General document | Modelling Human Attributes in Autonomous Systems Operations
Unmanned Systems (UMS) have the potential to provide significant benefits when used in military operations that are dangerous, dirty, and/or dull; the principal benefit cited in a variety of literature is of reducing the risk of human casualties. Other claimed benefits of UMS suggest they can enhance situational awareness, reduce human workload, and improve mission performance at a reduced cost. These are worthwhile benefits; however, war is a particularly human endeavour in which current technology cannot replicate the understanding, intuition and decision making of human combatants. Human-UMS teaming is seen as a desirable state in which humans supervise, task and interact with robotic systems. This is the semi-autonomous mode of operation of UMS, also known as human supervisory controlled (HSC) autonomy; for example, the USAF fleet of long endurance Unmanned Aerial Vehicles (UAVs). In HSC UMS military employment, there is evidence from simulator-based experiments that the operators’ attributes have an impact on the UMS performance. However, it is recognised that while the autonomous systems are modelled with high fidelity, the human element is poorly represented for the human-operated systems in extant closed-loop combat simulation models.
Therefore these simulations, when applied to model HSC UMS employment, can lack proper characterisation of human attributes.

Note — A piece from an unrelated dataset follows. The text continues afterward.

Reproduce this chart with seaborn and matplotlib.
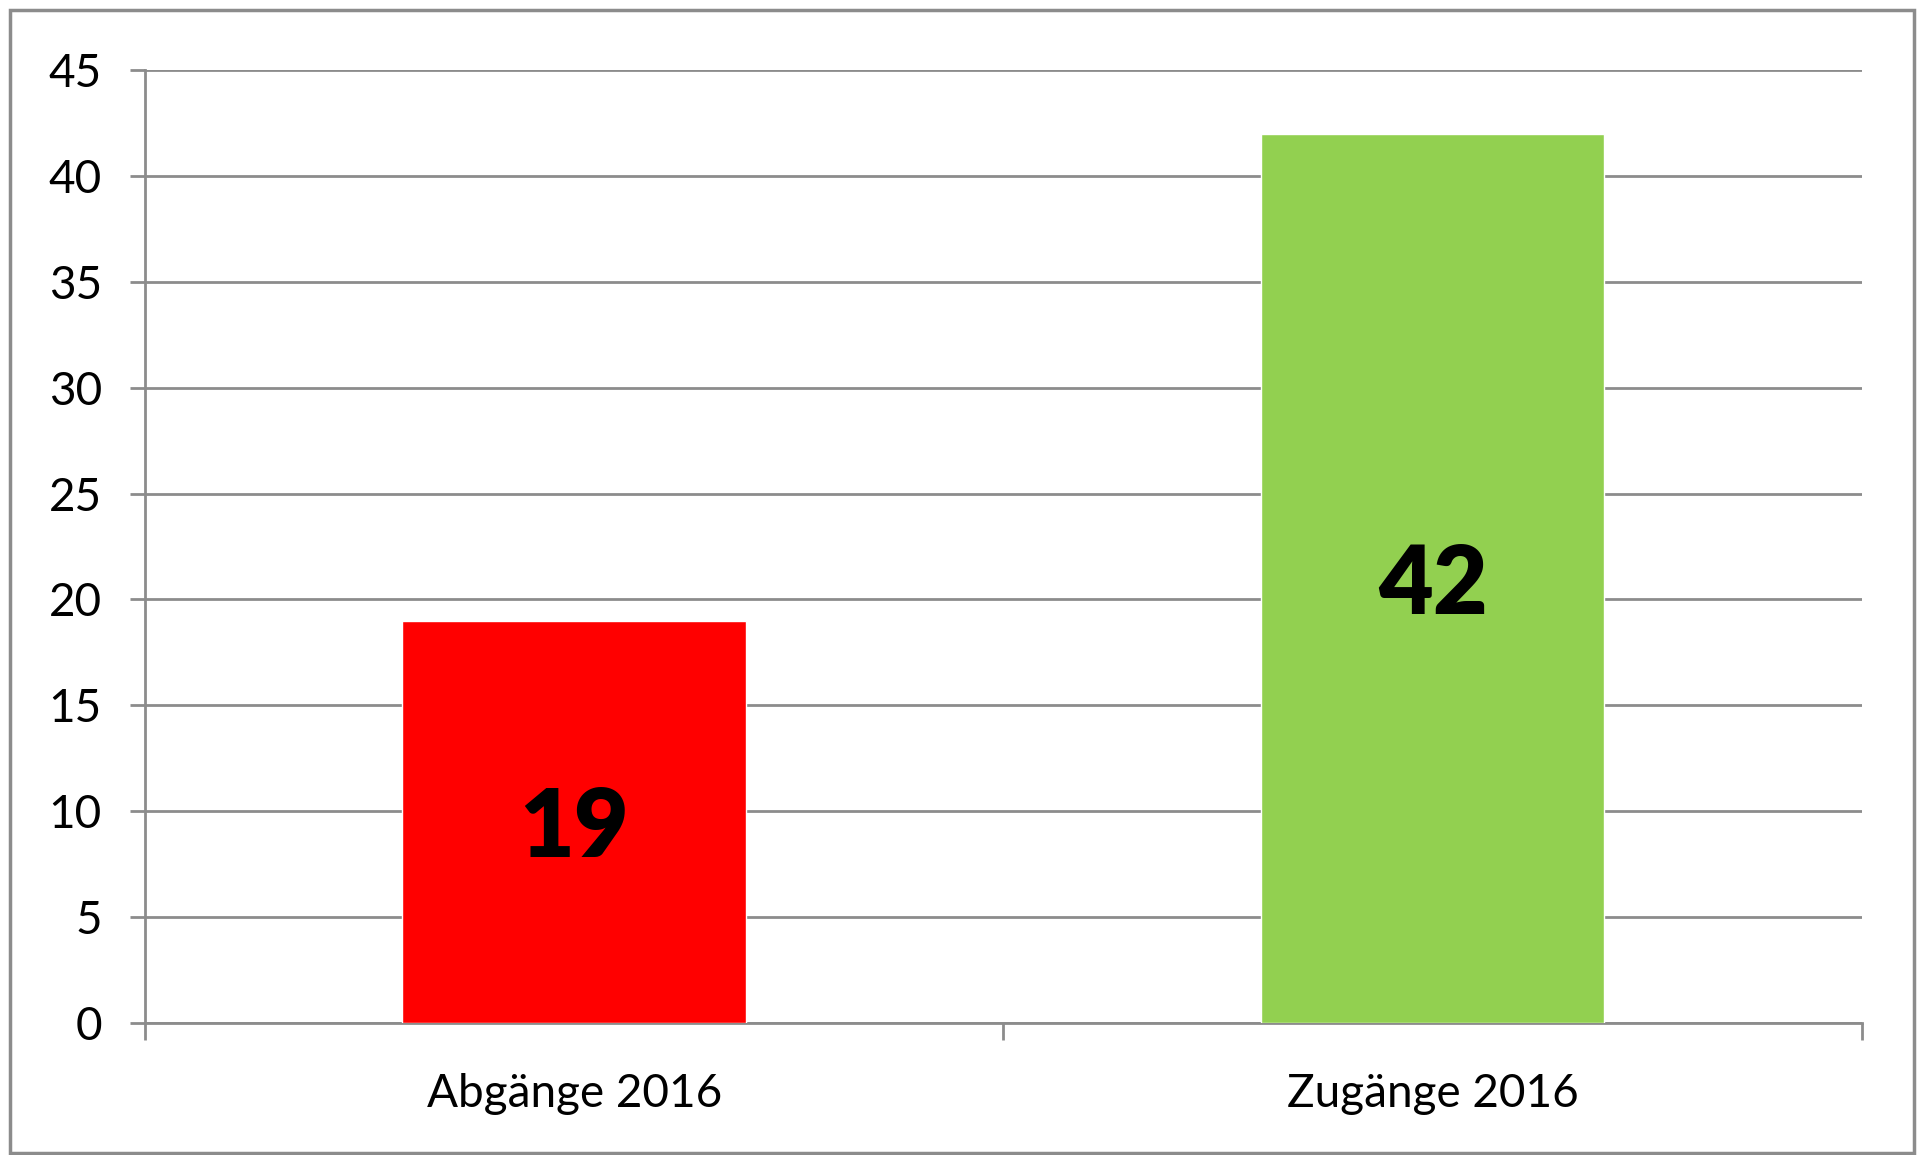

In this report we review the literature to investigate examples where human-attributes have been modelled in other simulation paradigms, system dynamics (SD) and discrete event simulation (DES) in particular.
More specifically, based on our review, we have identified five human attributes (trust, impact of human interventions, cognitive workload, attention allocation and situation awareness, and human learning) that have shown to have an impact on UMS system performance. We discuss how each of the identified human attributes is implemented, and contributes to the modelling and measurement of system performance in the SD and DES models.
The differences of SD and DES approaches are compared and analysed. Lessons learnt from SD or DES models are described. These lessons could to inform combat simulation practitioners to enrich the existing high-fidelity combat simulation models.